EBF 483
Introduction to Electricity Markets

3.1.2. Variable Cost Concepts for Power Generation


Variable costs, recall, refer to the costs of power generation that change as the amount of electricity is generated. The simplest model for variable cost of power generation is:

Marginal cost of generation ($/MWh) = Marginal cost of Fuel + Variable operations and maintenance costs.

The marginal cost of generation for power plants that run on fossil fuels plants (coal, oil, gas) is dominated by fuel costs. Labor and maintenance are additional costs, but these are smaller (less than 10% of total variable cost), and often times we will simply assume that these costs are negligible, or zero.

Marginal costs for renewable power generation and nuclear power are dominated by operations and maintenance (O&M) costs. This is because fuel from the sun, wind and water is (at the margin) basically free, and because the market price of nuclear fuel has historically been extremely low.
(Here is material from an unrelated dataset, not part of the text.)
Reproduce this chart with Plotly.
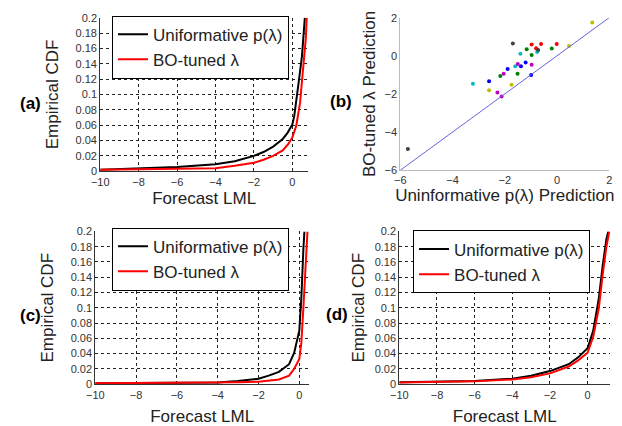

You will recall from your economics courses that there are two forms of "marginal cost." The short-run marginal cost measures the cost to produce a unit of electric energy (not power), given an existing power plant. So the short run marginal cost captures fuel and variable O&M costs. The "long run marginal cost" measures the cost to produce a unit of electric energy where we don't assume that the capacity of the plant is fixed. For example, if a plant was operating at maximum capacity and we wanted to figure out the cost of going beyond that maximum capacity, that would be long-run marginal cost because we would need to incorporate the costs of additional boilers or other equipment.

When we talk about marginal cost in this lesson and most of the time in this course, we will be referring to the short run marginal cost. Remember that the short run marginal cost takes units of dollars per energy unit ($ per MWh). Don't confuse this with the cost of capacity ($/MW or $/kW)!

The marginal fuel cost of a plant that uses coal, oil or natural gas is determined by the plant's efficiency or "heat rate," which is the the ratio of input energy to output energy [BTU/kWh], or how much fuel it takes to produce a unit of electrical energy. To make our lives easier, we will use the heat rate in units of [million BTU/MWh]. We will also use the abbreviation "mmBTU" for "million BTU."

The heat rate determines the efficiency with which a power plant converts fuel to electricity. One MWh of electricity has the same amount of energy as 3.412 mmBTU. Thus, a plant with a heat rate of 3.412 would be perfectly efficient.

We can convert easily between the efficiency of a power plant and its heat rate. If E is the efficiency of a power plant (in percentage terms) and HR is the heat rate, we can convert between the two as follows:

HR = 3.412 /  E

(Eq. 3.1)

E = 3.412 /  HR

(Eq. 3.2)

We will now illustrate this with two examples:

Example 1:

A power plant with a heat rate of 8 mmBTU/MWh would have an efficiency of:

E = 3.412 / 8 = 0.43, or 43% efficient.

Example 2:

A power plant that converts fuel to electric energy with a 30% efficiency (E = 0.3) would have a heat rate of:

HR = 3.412 / 0.3 = 11.37 mmBTU / MWh

We can now use the heat rate plus a market price of fuel (in units of $/mmBTU) to calculate the fuel cost portion of the short run marginal cost. For a plant with a heat rate HR and fuel cost $F/mmBTU the short run marginal cost of generation (ignoring labor and O&M), in $/MWh, would be the product of the fuel price and the heat rate:

MC = HR × F

(Eq. 3.3)

An example will illustrate how the short run marginal cost is calculated.

Example 3:

Natural gas costs $5 per million BTU. The heat rate of your natural gas plant is 8,000 BTU/kWh. The plant's marginal cost, in $/MWh, would be given by:

$5 / mmBTU × 8 mmBTU / MWh - $40 / MWh

Example 4:

Coal costs $2.50 per million BTU. Your coal plant is 35% efficient. To calculate the plant's marginal cost, we would first convert the efficiency to a heat rate:

HR = 3.412 / 0.35 = 9.75 mmBTU / MWh

Next, we would multiply the heat rate by the fuel price to get the plant's marginal cost:

MC = $2.50 / mmBTU × 9.75 mmBTU / MWh = $24.37 / MWH